World Book Night U.S. calls it quits
World Book Night U.S. is suspending operations, Publishers Weekly reports, after just three years.
The idea of World Book Night is to have volunteers give away free books all on a single day in April. In 2013, 27,500 American volunteers distributed half a million books.
In Southern California, World Book Night volunteers have given away copies of Ray Bradbury’s “Fahrenheit 451” from a firetruck, paddled out into the waves to give (plastic-bagged) books to surfers, and handed out copies of Anthony Bourdain’s “Kitchen Confidential” to restaurant patrons.
World Book Night began in England, which also holds World Book Day for kids. World Book Day is a widely organized project to get kids excited about reading; it includes live events and giveaways based in bookshops. World Book Night launched in 2011 to give grown-ups their own version; it will continue in the UK.
In its first year, London’s World Book Night included a massive public reading in Trafalgar Square with Alan Bennett, Nick Cave and Margaret Atwood. The givers had handed out 1 million free books.
Some in England had concerns that giving books away would be bad for the book business, but fears were allayed when sales figures came in. The giveaway actually helped sales of the books being distributed.

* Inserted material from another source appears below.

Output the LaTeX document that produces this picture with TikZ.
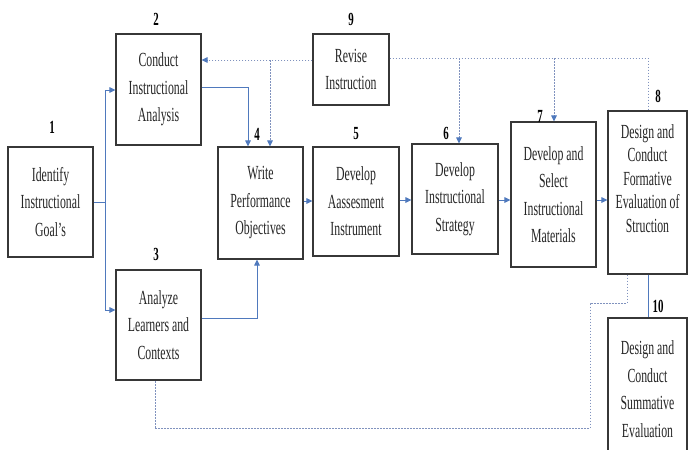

The problem in the U.S. was the cost of, production, organization and distribution. “The expenses of running World Book Night U.S., even given the significant financial and time commitment from publishers, writers, booksellers, librarians, printers, distributors, and shippers, are too high to sustain without additional outside funding,” executive director Carl Lennertz wrote in a statement.
American publishers had supported World Book Night by printing special copies of the two dozen giveaway books. Authors waived their royalties. Yet that was not enough to keep World Book Night U.S. in business.